▶ [To be done]:
Copy out each line of the material in which the word "chart" appears.

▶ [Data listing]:
---

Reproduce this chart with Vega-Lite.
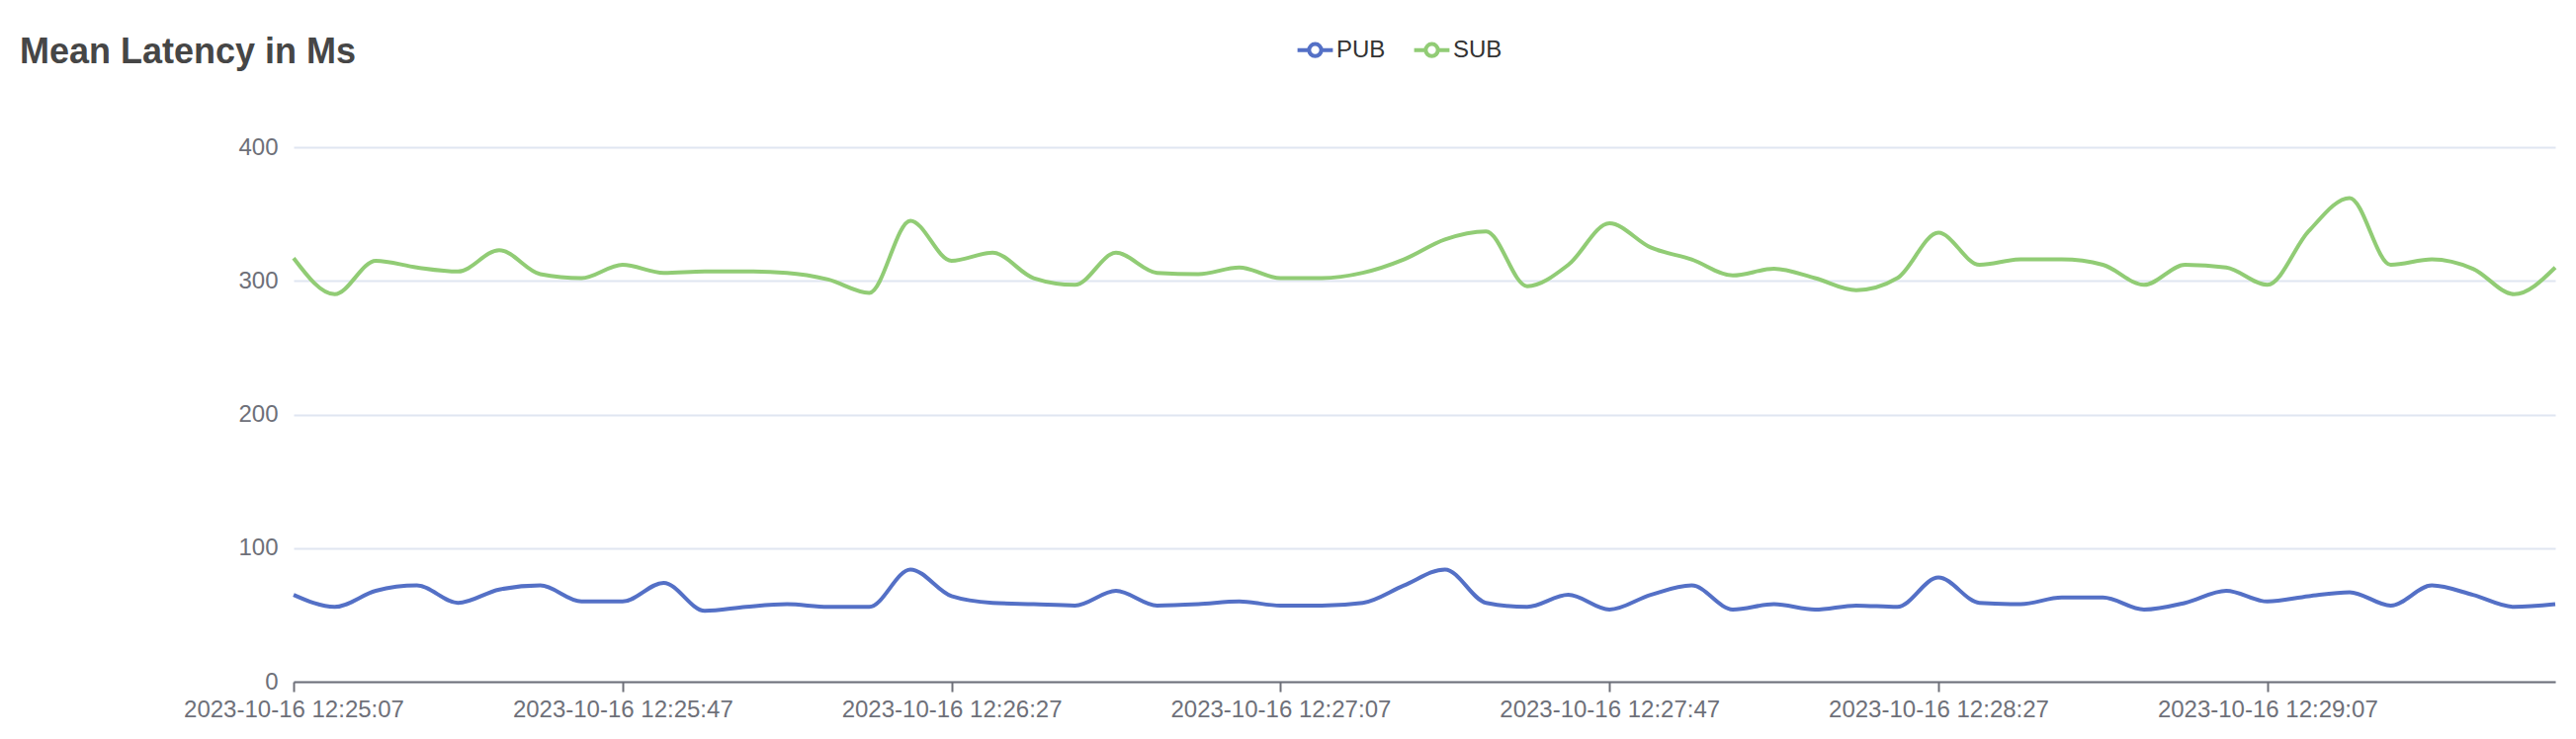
{
"$schema":"https://vega.github.io/schema/vega-lite/v6.json",
"autosize":{"type":"none"},
"width":2288,"height":541,
"padding":{"left":297,"top":149,"right":21,"bottom":58},
"background":"white",
"config":{"view":{"stroke":null}},
"title":{"text":"Mean Latency in Ms","anchor":"start","frame":"group","dx":-277,"offset":-35,"fontSize":36,"fontWeight":"bold","color":"#464646","font":"Liberation Sans"},
"data":{"values":[
{"t":"2023-10-16 12:25:07","PUB":65,"SUB":317},
{"t":"2023-10-16 12:25:12","PUB":56,"SUB":290},
{"t":"2023-10-16 12:25:17","PUB":68,"SUB":315},
{"t":"2023-10-16 12:25:22","PUB":72,"SUB":310},
{"t":"2023-10-16 12:25:27","PUB":59,"SUB":307},
{"t":"2023-10-16 12:25:32","PUB":69,"SUB":323},
{"t":"2023-10-16 12:25:37","PUB":72,"SUB":305},
{"t":"2023-10-16 12:25:42","PUB":60,"SUB":302},
{"t":"2023-10-16 12:25:47","PUB":60,"SUB":312},
{"t":"2023-10-16 12:25:52","PUB":74,"SUB":306},
{"t":"2023-10-16 12:25:57","PUB":53,"SUB":307},
{"t":"2023-10-16 12:26:02","PUB":56,"SUB":307},
{"t":"2023-10-16 12:26:07","PUB":58,"SUB":306},
{"t":"2023-10-16 12:26:12","PUB":56,"SUB":301},
{"t":"2023-10-16 12:26:17","PUB":56,"SUB":291},
{"t":"2023-10-16 12:26:22","PUB":84,"SUB":345},
{"t":"2023-10-16 12:26:27","PUB":64,"SUB":315},
{"t":"2023-10-16 12:26:32","PUB":59,"SUB":321},
{"t":"2023-10-16 12:26:37","PUB":58,"SUB":302},
{"t":"2023-10-16 12:26:42","PUB":57,"SUB":297},
{"t":"2023-10-16 12:26:47","PUB":68,"SUB":321},
{"t":"2023-10-16 12:26:52","PUB":57,"SUB":306},
{"t":"2023-10-16 12:26:57","PUB":58,"SUB":305},
{"t":"2023-10-16 12:27:02","PUB":60,"SUB":310},
{"t":"2023-10-16 12:27:07","PUB":57,"SUB":302},
{"t":"2023-10-16 12:27:12","PUB":57,"SUB":302},
{"t":"2023-10-16 12:27:17","PUB":59,"SUB":306},
{"t":"2023-10-16 12:27:22","PUB":72,"SUB":316},
{"t":"2023-10-16 12:27:27","PUB":84,"SUB":331},
{"t":"2023-10-16 12:27:32","PUB":59,"SUB":337},
{"t":"2023-10-16 12:27:37","PUB":56,"SUB":296},
{"t":"2023-10-16 12:27:42","PUB":65,"SUB":312},
{"t":"2023-10-16 12:27:47","PUB":54,"SUB":343},
{"t":"2023-10-16 12:27:52","PUB":65,"SUB":325},
{"t":"2023-10-16 12:27:57","PUB":72,"SUB":316},
{"t":"2023-10-16 12:28:02","PUB":54,"SUB":304},
{"t":"2023-10-16 12:28:07","PUB":58,"SUB":309},
{"t":"2023-10-16 12:28:12","PUB":54,"SUB":302},
{"t":"2023-10-16 12:28:17","PUB":57,"SUB":293},
{"t":"2023-10-16 12:28:22","PUB":56,"SUB":302},
{"t":"2023-10-16 12:28:27","PUB":78,"SUB":336},
{"t":"2023-10-16 12:28:32","PUB":59,"SUB":312},
{"t":"2023-10-16 12:28:37","PUB":58,"SUB":316},
{"t":"2023-10-16 12:28:42","PUB":63,"SUB":316},
{"t":"2023-10-16 12:28:47","PUB":63,"SUB":312},
{"t":"2023-10-16 12:28:52","PUB":54,"SUB":297},
{"t":"2023-10-16 12:28:57","PUB":59,"SUB":312},
{"t":"2023-10-16 12:29:02","PUB":68,"SUB":310},
{"t":"2023-10-16 12:29:07","PUB":60,"SUB":297},
{"t":"2023-10-16 12:29:12","PUB":64,"SUB":337},
{"t":"2023-10-16 12:29:17","PUB":67,"SUB":362},
{"t":"2023-10-16 12:29:22","PUB":57,"SUB":312},
{"t":"2023-10-16 12:29:27","PUB":72,"SUB":316},
{"t":"2023-10-16 12:29:32","PUB":65,"SUB":309},
{"t":"2023-10-16 12:29:37","PUB":56,"SUB":290},
{"t":"2023-10-16 12:29:42","PUB":58,"SUB":310}
]},
"transform":[{"fold":["PUB","SUB"],"as":["series","value"]}],
"mark":{"type":"line","interpolate":"monotone","strokeWidth":4},
"encoding":{
"x":{"field":"t","type":"temporal","title":null,
"scale":{"domain":[{"year":2023,"month":10,"date":16,"hours":12,"minutes":25,"seconds":7},{"year":2023,"month":10,"date":16,"hours":12,"minutes":29,"seconds":42}]},
"axis":{"values":[
{"year":2023,"month":10,"date":16,"hours":12,"minutes":25,"seconds":7},
{"year":2023,"month":10,"date":16,"hours":12,"minutes":25,"seconds":47},
{"year":2023,"month":10,"date":16,"hours":12,"minutes":26,"seconds":27},
{"year":2023,"month":10,"date":16,"hours":12,"minutes":27,"seconds":7},
{"year":2023,"month":10,"date":16,"hours":12,"minutes":27,"seconds":47},
{"year":2023,"month":10,"date":16,"hours":12,"minutes":28,"seconds":27},
{"year":2023,"month":10,"date":16,"hours":12,"minutes":29,"seconds":7}],
"format":"%Y-%m-%d %H:%M:%S","grid":false,"domainColor":"#6E7079","domainWidth":2,"tickColor":"#6E7079","tickWidth":2,"tickSize":10,"labelColor":"#6E7079","labelFontSize":24,"labelFont":"Liberation Sans","labelPadding":6,"labelOverlap":false,"labelFlush":false,"labelLimit":0}},
"y":{"field":"value","type":"quantitative","title":null,"scale":{"domain":[0,400]},
"axis":{"values":[0,100,200,300,400],"domain":false,"ticks":false,"gridColor":"#E0E6F1","gridWidth":2,"labelColor":"#6E7079","labelFontSize":24,"labelFont":"Liberation Sans","labelPadding":16}},
"color":{"field":"series","type":"nominal","scale":{"domain":["PUB","SUB"],"range":["#5470c6","#91cc75"]},
"legend":{"title":null,"orient":"none","legendX":1020,"legendY":-112,"direction":"horizontal","symbolType":"M-1.6,0H-0.55M0.55,0H1.6M0,-0.55A0.55,0.55,0,1,1,0,0.55A0.55,0.55,0,1,1,0,-0.55","symbolSize":500,"symbolStrokeWidth":4,"symbolFillColor":null,"labelFontSize":24,"labelFont":"Liberation Sans","labelColor":"#333333","columnPadding":20,"labelOffset":8}}
}
}
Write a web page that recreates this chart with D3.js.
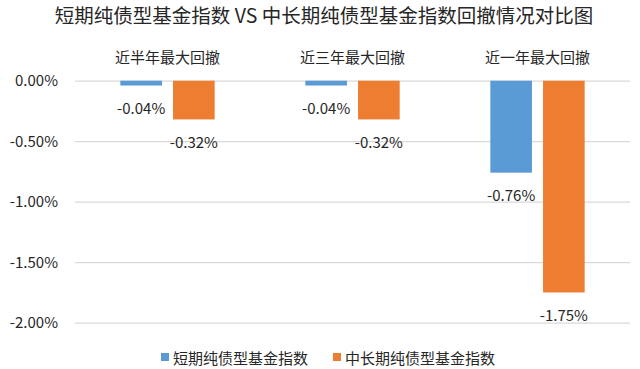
<!DOCTYPE html>
<html>
<head>
<meta charset="utf-8">
<script src="https://cdn.jsdelivr.net/npm/d3@7"></script>
<style>
  body { margin: 0; background: #fff; }
  text { font-family: "Noto Sans CJK SC", "Noto Sans", sans-serif; fill: #262626; }
</style>
</head>
<body>
<div id="chart"></div>
<script>
var title = "短期纯债型基金指数 VS 中长期纯债型基金指数回撤情况对比图"
var categories = ["近半年最大回撤", "近三年最大回撤", "近一年最大回撤"]
var seriesNames = ["短期纯债型基金指数", "中长期纯债型基金指数"]
var shortTerm = [-0.04, -0.04, -0.76]
var longTerm = [-0.32, -0.32, -1.75]
var yTicks = [0, -0.5, -1, -1.5, -2]
var colors = ["#5b9bd5", "#ed7d31"]

var width = 640, height = 369
var plot = {left: 75, right: 630, top: 80.7, bottom: 322.7}

// plain hyphen instead of d3's unicode minus
var fmt = d3.formatLocale({decimal: ".", thousands: ",", grouping: [3], currency: ["", ""], minus: "-"}).format(".2f")
function pct(d) { return fmt(d) + "%" }

var svg = d3.select("#chart").append("svg")
    .attr("width", width)
    .attr("height", height)

var x = d3.scaleBand()
    .domain(categories)
    .range([plot.left, plot.right])

var x1 = d3.scaleBand()
    .domain(seriesNames)
    .range([0, x.bandwidth()])
    .paddingInner(0.21)
    .paddingOuter(0.86)

var y = d3.scaleLinear()
    .domain([0, -2])
    .range([plot.top, plot.bottom])

// grid + tick labels
var yAxis = svg.append("g")
    .attr("transform", "translate(" + plot.left + ",0)")
    .call(d3.axisLeft(y)
      .tickValues(yTicks)
      .tickSize(-(plot.right - plot.left))
      .tickPadding(17)
      .tickFormat(pct))
yAxis.select(".domain").remove()
yAxis.selectAll("line").attr("stroke", "#d9d9d9").attr("stroke-width", 1.2)
yAxis.selectAll("text").style("font-size", "15px").attr("fill", "#262626")
  .style("font-family", "'Noto Sans CJK SC', 'Noto Sans', sans-serif")

var rows = categories.map(function(c, i) {
  return {cat: c, values: [shortTerm[i], longTerm[i]]}
})

var groups = svg.selectAll(".group")
    .data(rows)
  .enter().append("g")
    .attr("class", "group")
    .attr("transform", function(d) { return "translate(" + x(d.cat) + ",0)" })

groups.selectAll("rect")
    .data(function(d) { return d.values.map(function(v, j) { return {s: seriesNames[j], v: v, j: j} }) })
  .enter().append("rect")
    .attr("x", function(d) { return x1(d.s) })
    .attr("y", y(0))
    .attr("width", x1.bandwidth())
    .attr("height", function(d) { return y(d.v) - y(0) })
    .attr("fill", function(d) { return colors[d.j] })

groups.selectAll(".val")
    .data(function(d) { return d.values.map(function(v, j) { return {s: seriesNames[j], v: v} }) })
  .enter().append("text")
    .attr("class", "val")
    .attr("x", function(d) { return x1(d.s) + x1.bandwidth() / 2 })
    .attr("y", function(d) { return y(d.v) + 22 })
    .attr("text-anchor", "middle")
    .attr("dominant-baseline", "central")
    .style("font-size", "15px")
    .text(function(d) { return pct(d.v) })

// category labels on top
svg.selectAll(".cat")
    .data(categories)
  .enter().append("text")
    .attr("class", "cat")
    .attr("x", function(d) { return x(d) + x.bandwidth() / 2 })
    .attr("y", 56)
    .attr("text-anchor", "middle")
    .attr("dominant-baseline", "central")
    .style("font-size", "15px")
    .text(function(d) { return d })

// title
svg.append("text")
    .attr("x", 324)
    .attr("y", 14)
    .attr("text-anchor", "middle")
    .attr("dominant-baseline", "central")
    .style("font-size", "19.5px")
    .text(title)

// legend
var legendX = [161, 333]
var legend = svg.selectAll(".legend")
    .data(seriesNames)
  .enter().append("g")
    .attr("class", "legend")
    .attr("transform", function(d, i) { return "translate(" + legendX[i] + ",357)" })
legend.append("rect")
    .attr("x", 0).attr("y", -4)
    .attr("width", 8).attr("height", 8)
    .attr("fill", function(d, i) { return colors[i] })
legend.append("text")
    .attr("x", 12)
    .attr("dominant-baseline", "central")
    .style("font-size", "15px")
    .text(function(d) { return d })
</script>
</body>
</html>
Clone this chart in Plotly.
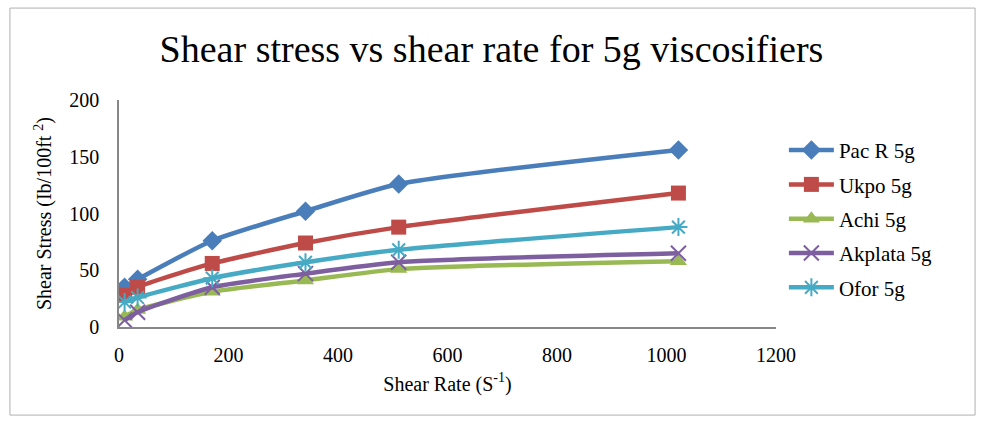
import plotly.graph_objects as go

shear_rate = [10.2, 34, 170.3, 340.6, 510.9, 1021.8]
pac_r = [35, 42, 76, 102, 126, 156]
ukpo = [28, 35, 56, 74, 88, 118]
achi = [9, 15, 31, 41, 51, 58]
akplata = [6, 13, 35, 47, 57, 65]
ofor = [22, 26, 43, 57, 68, 88]

series = [
    ("Pac R 5g", pac_r, "#4A7EBB", "diamond", 15, None),
    ("Ukpo 5g", ukpo, "#BE4B48", "square", 15, None),
    ("Achi 5g", achi, "#98B954", "triangle-up", 15, None),
    ("Akplata 5g", akplata, "#7D5FA0", "x-thin", 15, 2),
    ("Ofor 5g", ofor, "#46AAC5", "asterisk", 15, 2),
]

FONT = "Liberation Serif, Times New Roman, serif"
fig = go.Figure()
for i, (name, ys, color, sym, size, lw) in enumerate(series):
    marker = dict(symbol=sym, size=size, color=color)
    if lw:
        marker["line"] = dict(color=color, width=lw)
    fig.add_trace(go.Scatter(
        x=shear_rate, y=ys, name=name, mode="lines+markers",
        line=dict(color=color, width=4.5, shape="spline", smoothing=0.6),
        marker=marker, legendgroup=f"g{i}",
    ))

fig.update_layout(
    width=983, height=423,
    margin=dict(l=119, r=207, t=100, b=96),
    paper_bgcolor="white", plot_bgcolor="white",
    font=dict(family=FONT, size=20, color="black"),
    title=dict(text="Shear stress vs shear rate for 5g viscosifiers",
               x=0.5, xanchor="center", xref="container", y=0.885, yanchor="middle",
               font=dict(family=FONT, size=38, color="black")),
    showlegend=True,
    legend=dict(x=1.012, xanchor="left", y=0.476, yanchor="middle",
                font=dict(family=FONT, size=21, color="black"),
                tracegroupgap=4, traceorder="grouped", itemwidth=45,
                bgcolor="rgba(0,0,0,0)"),
    xaxis=dict(range=[0, 1200], dtick=200, showgrid=False, zeroline=False,
               showline=True, linecolor="#878787", linewidth=1.5, ticks="",
               ticklabelstandoff=9,
               tickfont=dict(family=FONT, size=20),
               title=dict(text="Shear Rate (S<sup>-1</sup>)", standoff=12,
                          font=dict(family=FONT, size=20))),
    yaxis=dict(range=[0, 200], dtick=50, showgrid=False, zeroline=False,
               showline=True, linecolor="#878787", linewidth=1.5, ticks="",
               ticklabelstandoff=14,
               tickfont=dict(family=FONT, size=20),
               title=dict(text="Shear Stress (Ib/100ft <sup>2</sup>)", standoff=12,
                          font=dict(family=FONT, size=20))),
    shapes=[dict(type="rect", xref="paper", yref="paper",
                 x0=-0.166, x1=1.303, y0=-0.388, y1=1.405,
                 line=dict(color="#B0B0B0", width=1), layer="below")],
)

fig.write_html("out.html", config={"displayModeBar": False},
               post_script="document.body.style.margin='0';")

---

▶ [Exercise result]:
Reproduce this chart with Vega-Lite.
Write a web page that recreates this chart with D3.js.
<div id="chart"></div>
var svg = d3.select("#chart").append("svg")
Clone this chart in Plotly.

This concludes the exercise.